Terry Charman, a historian at the museum, says the way the war is remembered in Britain has led to a perception not of victory, but of defeat.
"You know, it is the suffering, the portrayal of trench warfare, the war poets, Sassoon, Owen, especially, that somehow, you know, Britain lost the First World War. And of course people dwell so much on the enormous casualty figures. So what is interesting is I think the fact that we did win the First World War," he says.
The war ended 90 years ago, but certain places will forever be defined by it.
In the Belgian town of Ypres on the Western Front, the war is everywhere here.

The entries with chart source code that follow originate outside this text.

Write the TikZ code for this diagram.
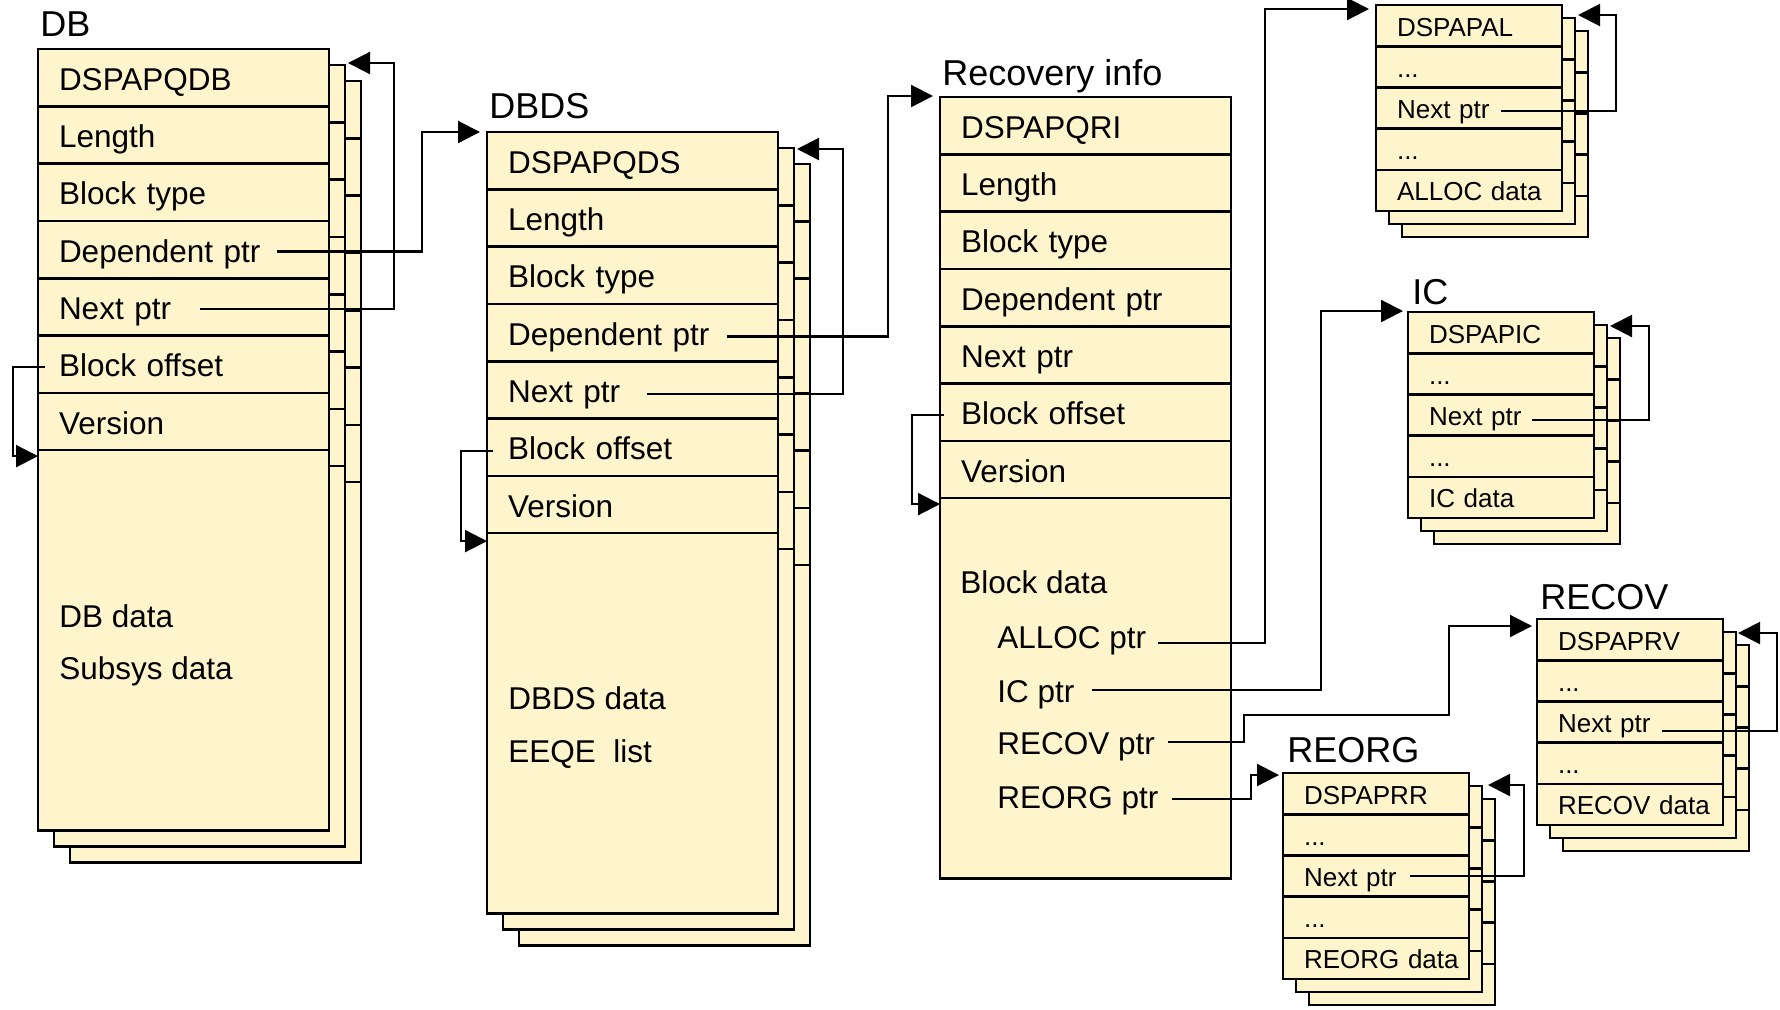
\documentclass[tikz,border=0pt]{standalone}
\usepackage{fontspec}
\setmainfont{Liberation Sans}
\usetikzlibrary{shadows,arrows.meta}
\definecolor{paper}{RGB}{255,245,205}
\begin{document}
\begin{tikzpicture}[x=0.5pt, y=-0.5pt]
        \tikzset{
          sheet/.style={draw, fill=paper, line width=1.3pt, outer sep=0pt, anchor=north west,
            inner xsep=10.5pt, inner ysep=0pt, align=left},
          bigrow/.style={sheet, text width=124.5pt, minimum height=28.65pt,
            text height=12.6pt, text depth=0pt, font=\fontsize{15.75}{19}\selectfont},
          bigdata/.style={sheet, text width=124.5pt, minimum height=190.25pt},
          smallrow/.style={sheet, text width=72pt, minimum height=20.6pt,
            text height=10.4pt, text depth=0pt, font=\fontsize{13}{16}\selectfont},
          bigstack/.style={
            copy shadow={shadow xshift=16pt, shadow yshift=-16pt, draw=black, fill=paper},
            copy shadow={shadow xshift=8pt, shadow yshift=-8pt, draw=black, fill=paper}},
          smallstack/.style={
            copy shadow={shadow xshift=13pt, shadow yshift=-13pt, draw=black, fill=paper},
            copy shadow={shadow xshift=6.5pt, shadow yshift=-6.5pt, draw=black, fill=paper}},
          title/.style={anchor=base west, inner sep=0pt, font=\fontsize{18}{22}\selectfont},
          ptrtext/.style={anchor=base west, inner sep=0pt, font=\fontsize{15.75}{19}\selectfont},
          link/.style={line width=1.1pt, -{Triangle[length=11pt,width=11pt]}},
        }
        \useasboundingbox (0,0) rectangle (1780,1009);
        % DB block
        \node [title] (dbtitle) at (40,36) {DB};
        \node [bigrow, bigstack] (dbhead) at (38,49) {DSPAPQDB};
        \node [bigrow, bigstack] (dblen) at (38,106.3) {Length};
        \node [bigrow, bigstack] (dbtype) at (38,163.6) {Block type};
        \node [bigrow, bigstack] (dbdep) at (38,220.9) {Dependent ptr};
        \node [bigrow, bigstack] (dbnext) at (38,278.2) {Next ptr};
        \node [bigrow, bigstack] (dboff) at (38,335.5) {Block offset};
        \node [bigrow, bigstack] (dbver) at (38,392.8) {Version};
        \node [bigdata, bigstack] (dbdata) at (38,450.1) {};
        \node [ptrtext] (dbdatatext) at (59,627) {DB data};
        \node [ptrtext] (dbsubsys) at (59,679) {Subsys data};
        % DBDS block
        \node [title] (dstitle) at (489,118) {DBDS};
        \node [bigrow, bigstack] (dshead) at (487,132) {DSPAPQDS};
        \node [bigrow, bigstack] (dslen) at (487,189.3) {Length};
        \node [bigrow, bigstack] (dstype) at (487,246.6) {Block type};
        \node [bigrow, bigstack] (dsdep) at (487,303.9) {Dependent ptr};
        \node [bigrow, bigstack] (dsnext) at (487,361.2) {Next ptr};
        \node [bigrow, bigstack] (dsoff) at (487,418.5) {Block offset};
        \node [bigrow, bigstack] (dsver) at (487,475.8) {Version};
        \node [bigdata, bigstack] (dsdata) at (487,533.1) {};
        \node [ptrtext] (dsdatatext) at (508,709) {DBDS data};
        \node [ptrtext] (dseeqe) at (508,762) {EEQE\ \ list};
        % recovery info, a single block
        \node [title] (rititle) at (942,85) {Recovery info};
        \node [bigrow] (rihead) at (940,97) {DSPAPQRI};
        \node [bigrow] (rilen) at (940,154.3) {Length};
        \node [bigrow] (ritype) at (940,211.6) {Block type};
        \node [bigrow] (ridep) at (940,268.9) {Dependent ptr};
        \node [bigrow] (rinext) at (940,326.2) {Next ptr};
        \node [bigrow] (rioff) at (940,383.5) {Block offset};
        \node [bigrow] (river) at (940,440.8) {Version};
        \node [bigdata] (ridata) at (940,498.1) {};
        \node [ptrtext] (riblock) at (960,593) {Block data};
        \node [ptrtext] (allocptr) at (997,648) {ALLOC ptr};
        \node [ptrtext] (icptr) at (997,702) {IC ptr};
        \node [ptrtext] (recovptr) at (997,754) {RECOV ptr};
        \node [ptrtext] (reorgptr) at (997,808) {REORG ptr};
        % ALLOC
        \node [smallrow, smallstack] (alhead) at (1376,5) {DSPAPAL};
        \node [smallrow, smallstack] (aldotsa) at (1376,46.2) {...};
        \node [smallrow, smallstack] (alnext) at (1376,87.4) {Next ptr};
        \node [smallrow, smallstack] (aldotsb) at (1376,128.6) {...};
        \node [smallrow, smallstack] (aldata) at (1376,169.8) {ALLOC~data};
        % IC
        \node [title] (ictitle) at (1412,304) {IC};
        \node [smallrow, smallstack] (ichead) at (1408,312) {DSPAPIC};
        \node [smallrow, smallstack] (icdotsa) at (1408,353.2) {...};
        \node [smallrow, smallstack] (icnext) at (1408,394.4) {Next ptr};
        \node [smallrow, smallstack] (icdotsb) at (1408,435.6) {...};
        \node [smallrow, smallstack] (icdata) at (1408,476.8) {IC~data};
        % RECOV
        \node [title] (rvtitle) at (1540,609) {RECOV};
        \node [smallrow, smallstack] (rvhead) at (1537,619) {DSPAPRV};
        \node [smallrow, smallstack] (rvdotsa) at (1537,660.2) {...};
        \node [smallrow, smallstack] (rvnext) at (1537,701.4) {Next ptr};
        \node [smallrow, smallstack] (rvdotsb) at (1537,742.6) {...};
        \node [smallrow, smallstack] (rvdata) at (1537,783.8) {RECOV~data};
        % REORG
        \node [title] (rgtitle) at (1287,762) {REORG};
        \node [smallrow, smallstack] (rghead) at (1283,773) {DSPAPRR};
        \node [smallrow, smallstack] (rgdotsa) at (1283,814.2) {...};
        \node [smallrow, smallstack] (rgnext) at (1283,855.4) {Next ptr};
        \node [smallrow, smallstack] (rgdotsb) at (1283,896.6) {...};
        \node [smallrow, smallstack] (rgdata) at (1283,937.8) {REORG~data};
        % 
        % next ptr chains
        \draw [link] ([shift={(162,2)}]dbnext.west) -| ([shift={(65,14)}]dbhead.north east) -- ([shift={(19,14)}]dbhead.north east);
        \draw [link] ([shift={(160,4)}]dsnext.west) -| ([shift={(65,17)}]dshead.north east) -- ([shift={(19,17)}]dshead.north east);
        \draw [link] ([shift={(125,3)}]alnext.west) -| ([shift={(54,10)}]alhead.north east) -- ([shift={(16,10)}]alhead.north east);
        \draw [link] ([shift={(124,5)}]icnext.west) -| ([shift={(55,14)}]ichead.north east) -- ([shift={(16,14)}]ichead.north east);
        \draw [link] ([shift={(125,9)}]rvnext.west) -| ([shift={(54,14)}]rvhead.north east) -- ([shift={(15,14)}]rvhead.north east);
        \draw [link] ([shift={(127,0)}]rgnext.west) -| ([shift={(55,12)}]rghead.north east) -- ([shift={(19,12)}]rghead.north east);
        % dependent ptrs
        \draw [link] ([shift={(239,2)}]dbdep.west) -| ([shift={(-65,0)}]dshead.north west) -- ([shift={(-7,0)}]dshead.north west);
        \draw [link] ([shift={(240,4)}]dsdep.west) -| ([shift={(-52,-1)}]rihead.north west) -- ([shift={(-7,-1)}]rihead.north west);
        % block offsets
        \draw [link] ([shift={(7,3)}]dboff.west) -| ([shift={(-25,6)}]dbdata.north west) -- ([shift={(0,6)}]dbdata.north west);
        \draw [link] ([shift={(6,4)}]dsoff.west) -| ([shift={(-26,8)}]dsdata.north west) -- ([shift={(0,8)}]dsdata.north west);
        \draw [link] ([shift={(4,3)}]rioff.west) -| ([shift={(-28,6)}]ridata.north west) -- ([shift={(0,6)}]ridata.north west);
        % block data ptrs
        \draw [link] ([shift={(11,-5)}]allocptr.base east) -| ([shift={(-111,4)}]alhead.north west) -- ([shift={(-7,4)}]alhead.north west);
        \draw [link] ([shift={(17,-12)}]icptr.base east) -| ([shift={(-87,-1)}]ichead.north west) -- ([shift={(-5,-1)}]ichead.north west);
        \draw [link] ([shift={(13,-12)}]recovptr.base east) -- ++(76,0) |- ([shift={(-88,96)}]rvhead.north west) |- ([shift={(-5,7)}]rvhead.north west);
        \draw [link] ([shift={(13,-9)}]reorgptr.base east) -- ++(79,0) |- ([shift={(-4,2)}]rghead.north west);
    \end{tikzpicture}
\end{document}
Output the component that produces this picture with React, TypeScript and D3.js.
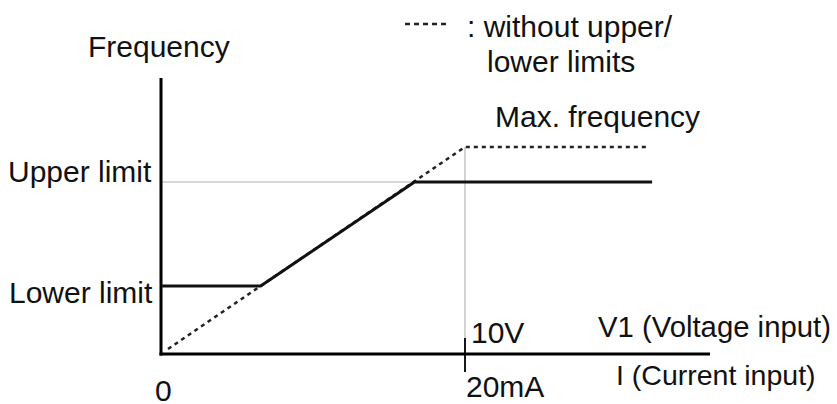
import React from "react";
import * as d3 from "d3";

// Input (volts, 0..10V == 0..20mA) and frequency (% of max) data
const solidInput = [-0.2, 3.12, 8.3, 16.3];
const solidFreq = [31.2, 31.2, 82.7, 82.7];
const dashedInput = [0, 10, 16.2];
const dashedFreq = [0, 100, 100];
const upperLimit = 82.7;
const lowerLimit = 31.2;
const maxInput = 10;
const tickTop = "10V";
const tickBottom = "20mA";
const yLabels = ["Upper limit", "Lower limit"];
const xLabelTop = "V1 (Voltage input)";
const xLabelBottom = "I (Current input)";

const W = 837;
const H = 404;
const FONT = "'Liberation Sans', Arial, sans-serif";

export default function App() {
  const x = d3.scaleLinear().domain([0, 10]).range([168, 465]);
  const y = d3.scaleLinear().domain([0, 100]).range([349, 147]);
  const axisX = x(0) - 7;
  const axisY = y(0) + 5;
  const line = d3
    .line<[number, number]>()
    .x((d) => x(d[0]))
    .y((d) => y(d[1]));
  const solid = line(solidInput.map((v, i) => [v, solidFreq[i]] as [number, number]));
  const dashed = line(dashedInput.map((v, i) => [v, dashedFreq[i]] as [number, number]));
  const fs = 30;
  return (
    <svg
      width={W}
      height={H}
      style={{ position: "absolute", left: 0, top: 0, background: "#fff" }}
      fontFamily={FONT}
    >
      {/* gray guides */}
      <line x1={axisX} x2={x(maxInput)} y1={y(upperLimit)} y2={y(upperLimit)} stroke="#c8c8c8" strokeWidth={1.6} />
      <line x1={x(maxInput)} x2={x(maxInput)} y1={y(100)} y2={axisY} stroke="#c8c8c8" strokeWidth={1.6} />
      {/* axes */}
      <line x1={axisX} x2={axisX} y1={78} y2={axisY + 1.5} stroke="#000" strokeWidth={3} />
      <line x1={axisX - 1.5} x2={710} y1={axisY} y2={axisY} stroke="#000" strokeWidth={3} />
      <line x1={x(maxInput)} x2={x(maxInput)} y1={axisY - 16} y2={axisY + 18} stroke="#000" strokeWidth={1.8} />
      {/* dashed: without limits */}
      <path d={dashed ?? ""} fill="none" stroke="#222" strokeWidth={2.6} strokeDasharray="4 4" />
      {/* solid: with limits */}
      <path d={solid ?? ""} fill="none" stroke="#111" strokeWidth={3} />
      {/* texts */}
      <text x={88} y={57} fontSize={fs} fill="#111">Frequency</text>
      <text x={8} y={182} fontSize={fs} fill="#111">{yLabels[0]}</text>
      <text x={9} y={303} fontSize={fs} fill="#111">{yLabels[1]}</text>
      <text x={155} y={401} fontSize={fs} fill="#111">0</text>
      <text x={495} y={127} fontSize={fs} fill="#111">Max. frequency</text>
      <line x1={405} x2={448} y1={24} y2={24} stroke="#222" strokeWidth={2.4} strokeDasharray="5 4" />
      <text x={467} y={37} fontSize={fs} fill="#111">: without upper/</text>
      <text x={487} y={72} fontSize={fs} fill="#111">lower limits</text>
      <text x={471} y={343} fontSize={fs} fill="#111">{tickTop}</text>
      <text x={466} y={397} fontSize={fs} fill="#111">{tickBottom}</text>
      <text x={598} y={337} fontSize={29.3} fill="#111">{xLabelTop}</text>
      <text x={616} y={385} fontSize={28.5} fill="#111">{xLabelBottom}</text>
    </svg>
  );
}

The countryside is saturated with graves. The shop windows display artefacts. A museum on the war occupies the old market hall in the center of town. At 8 o'clock in the evening, traffic comes to a standstill at the city's Menin Gate.
Buglers play what's known as the Last Post, in remembrance of the dead. Not just once in a while, but every single night. Here too, there's a sense that loss, rather than victory, is what pervades. It turns out the end of World War I holds more than one paradox, with consequences we still struggle to understand today.